**GOAL:**
Transcribe the material from its first line onward, ending with the line that contains "0.307, 0.299, 0.293]" and adding nothing beyond it.

start MATERIAL PROVIDED

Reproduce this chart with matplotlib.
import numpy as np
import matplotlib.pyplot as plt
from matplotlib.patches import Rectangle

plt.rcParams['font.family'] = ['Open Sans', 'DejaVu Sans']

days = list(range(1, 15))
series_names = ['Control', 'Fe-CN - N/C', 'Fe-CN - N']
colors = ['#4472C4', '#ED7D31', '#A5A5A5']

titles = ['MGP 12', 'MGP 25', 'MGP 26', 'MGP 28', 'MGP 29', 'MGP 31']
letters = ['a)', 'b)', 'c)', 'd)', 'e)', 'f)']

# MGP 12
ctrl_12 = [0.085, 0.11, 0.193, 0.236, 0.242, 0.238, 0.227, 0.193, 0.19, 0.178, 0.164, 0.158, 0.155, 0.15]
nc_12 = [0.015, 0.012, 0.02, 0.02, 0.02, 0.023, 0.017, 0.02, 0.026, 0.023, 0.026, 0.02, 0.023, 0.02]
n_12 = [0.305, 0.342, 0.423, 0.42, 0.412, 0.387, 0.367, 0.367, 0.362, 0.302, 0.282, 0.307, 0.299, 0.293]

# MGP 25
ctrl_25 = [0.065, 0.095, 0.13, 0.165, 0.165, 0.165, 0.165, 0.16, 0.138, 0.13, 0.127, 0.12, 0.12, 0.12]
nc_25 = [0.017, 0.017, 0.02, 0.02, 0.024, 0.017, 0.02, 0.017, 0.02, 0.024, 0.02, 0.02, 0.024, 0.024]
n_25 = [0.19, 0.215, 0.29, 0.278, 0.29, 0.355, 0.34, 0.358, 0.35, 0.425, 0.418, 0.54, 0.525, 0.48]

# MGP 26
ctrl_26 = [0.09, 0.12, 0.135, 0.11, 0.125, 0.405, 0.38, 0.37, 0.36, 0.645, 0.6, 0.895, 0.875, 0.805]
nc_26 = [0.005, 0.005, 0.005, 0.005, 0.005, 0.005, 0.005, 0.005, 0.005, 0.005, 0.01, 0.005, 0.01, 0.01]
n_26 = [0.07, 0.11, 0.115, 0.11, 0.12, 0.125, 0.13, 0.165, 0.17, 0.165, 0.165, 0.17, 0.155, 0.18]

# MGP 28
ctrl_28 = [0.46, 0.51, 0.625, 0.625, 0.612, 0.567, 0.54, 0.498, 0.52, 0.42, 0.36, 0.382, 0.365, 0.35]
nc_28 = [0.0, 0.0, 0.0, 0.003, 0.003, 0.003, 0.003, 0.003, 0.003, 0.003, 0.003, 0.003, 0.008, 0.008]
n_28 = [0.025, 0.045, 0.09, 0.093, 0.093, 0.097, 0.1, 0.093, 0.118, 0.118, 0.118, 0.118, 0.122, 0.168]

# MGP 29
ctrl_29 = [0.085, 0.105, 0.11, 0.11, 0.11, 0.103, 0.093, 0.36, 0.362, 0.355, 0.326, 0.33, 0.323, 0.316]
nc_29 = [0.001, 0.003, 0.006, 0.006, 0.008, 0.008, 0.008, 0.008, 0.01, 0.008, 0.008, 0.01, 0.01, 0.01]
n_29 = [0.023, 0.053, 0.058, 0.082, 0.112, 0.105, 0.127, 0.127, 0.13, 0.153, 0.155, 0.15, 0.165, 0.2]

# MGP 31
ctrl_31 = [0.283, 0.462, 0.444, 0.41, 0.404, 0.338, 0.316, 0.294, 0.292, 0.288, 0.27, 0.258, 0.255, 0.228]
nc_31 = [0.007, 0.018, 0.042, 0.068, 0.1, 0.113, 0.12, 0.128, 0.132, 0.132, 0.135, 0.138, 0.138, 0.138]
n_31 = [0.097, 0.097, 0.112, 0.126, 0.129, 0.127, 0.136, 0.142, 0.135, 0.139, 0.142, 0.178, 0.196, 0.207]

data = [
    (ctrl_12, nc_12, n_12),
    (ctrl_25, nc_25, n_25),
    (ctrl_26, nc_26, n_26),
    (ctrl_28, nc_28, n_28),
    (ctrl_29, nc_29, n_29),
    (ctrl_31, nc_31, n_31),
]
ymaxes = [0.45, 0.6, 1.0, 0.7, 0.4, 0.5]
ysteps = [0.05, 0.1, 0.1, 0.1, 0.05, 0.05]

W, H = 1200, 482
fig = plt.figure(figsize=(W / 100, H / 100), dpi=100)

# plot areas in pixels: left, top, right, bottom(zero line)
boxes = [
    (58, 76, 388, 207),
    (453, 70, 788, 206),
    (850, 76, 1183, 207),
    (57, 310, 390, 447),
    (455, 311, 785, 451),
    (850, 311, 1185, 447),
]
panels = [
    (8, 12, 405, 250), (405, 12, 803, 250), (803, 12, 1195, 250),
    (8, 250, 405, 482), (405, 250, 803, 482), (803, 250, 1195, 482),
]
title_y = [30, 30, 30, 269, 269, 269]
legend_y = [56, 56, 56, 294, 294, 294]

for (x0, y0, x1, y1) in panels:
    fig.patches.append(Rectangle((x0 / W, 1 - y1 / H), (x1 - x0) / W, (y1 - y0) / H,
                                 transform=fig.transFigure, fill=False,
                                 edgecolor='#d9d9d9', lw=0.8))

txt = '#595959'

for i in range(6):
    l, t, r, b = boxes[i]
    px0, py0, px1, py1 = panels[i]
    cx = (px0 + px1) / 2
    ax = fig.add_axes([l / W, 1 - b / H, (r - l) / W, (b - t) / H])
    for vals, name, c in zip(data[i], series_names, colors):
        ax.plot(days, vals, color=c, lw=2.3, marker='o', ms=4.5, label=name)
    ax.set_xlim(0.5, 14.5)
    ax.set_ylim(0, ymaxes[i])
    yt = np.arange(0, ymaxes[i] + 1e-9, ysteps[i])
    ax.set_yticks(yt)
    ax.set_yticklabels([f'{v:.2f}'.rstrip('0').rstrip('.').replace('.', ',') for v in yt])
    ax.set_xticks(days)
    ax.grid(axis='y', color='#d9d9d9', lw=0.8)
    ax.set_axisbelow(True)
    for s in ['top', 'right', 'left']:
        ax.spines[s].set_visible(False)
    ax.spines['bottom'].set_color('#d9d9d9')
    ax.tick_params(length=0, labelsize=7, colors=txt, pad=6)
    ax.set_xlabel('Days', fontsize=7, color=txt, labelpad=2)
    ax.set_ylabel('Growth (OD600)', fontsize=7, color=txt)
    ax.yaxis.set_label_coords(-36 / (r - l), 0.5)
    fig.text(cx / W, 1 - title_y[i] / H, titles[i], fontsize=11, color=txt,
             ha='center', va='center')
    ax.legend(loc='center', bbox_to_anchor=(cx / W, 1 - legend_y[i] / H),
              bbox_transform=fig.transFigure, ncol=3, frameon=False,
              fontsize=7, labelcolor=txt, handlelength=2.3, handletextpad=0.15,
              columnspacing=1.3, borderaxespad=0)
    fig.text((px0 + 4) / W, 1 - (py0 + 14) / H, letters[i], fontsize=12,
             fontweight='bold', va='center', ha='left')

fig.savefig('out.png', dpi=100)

end MATERIAL PROVIDED

**FULL SOLUTION:**
Reproduce this chart with matplotlib.
import numpy as np
import matplotlib.pyplot as plt
from matplotlib.patches import Rectangle

plt.rcParams['font.family'] = ['Open Sans', 'DejaVu Sans']

days = list(range(1, 15))
series_names = ['Control', 'Fe-CN - N/C', 'Fe-CN - N']
colors = ['#4472C4', '#ED7D31', '#A5A5A5']

titles = ['MGP 12', 'MGP 25', 'MGP 26', 'MGP 28', 'MGP 29', 'MGP 31']
letters = ['a)', 'b)', 'c)', 'd)', 'e)', 'f)']

# MGP 12
ctrl_12 = [0.085, 0.11, 0.193, 0.236, 0.242, 0.238, 0.227, 0.193, 0.19, 0.178, 0.164, 0.158, 0.155, 0.15]
nc_12 = [0.015, 0.012, 0.02, 0.02, 0.02, 0.023, 0.017, 0.02, 0.026, 0.023, 0.026, 0.02, 0.023, 0.02]
n_12 = [0.305, 0.342, 0.423, 0.42, 0.412, 0.387, 0.367, 0.367, 0.362, 0.302, 0.282, 0.307, 0.299, 0.293]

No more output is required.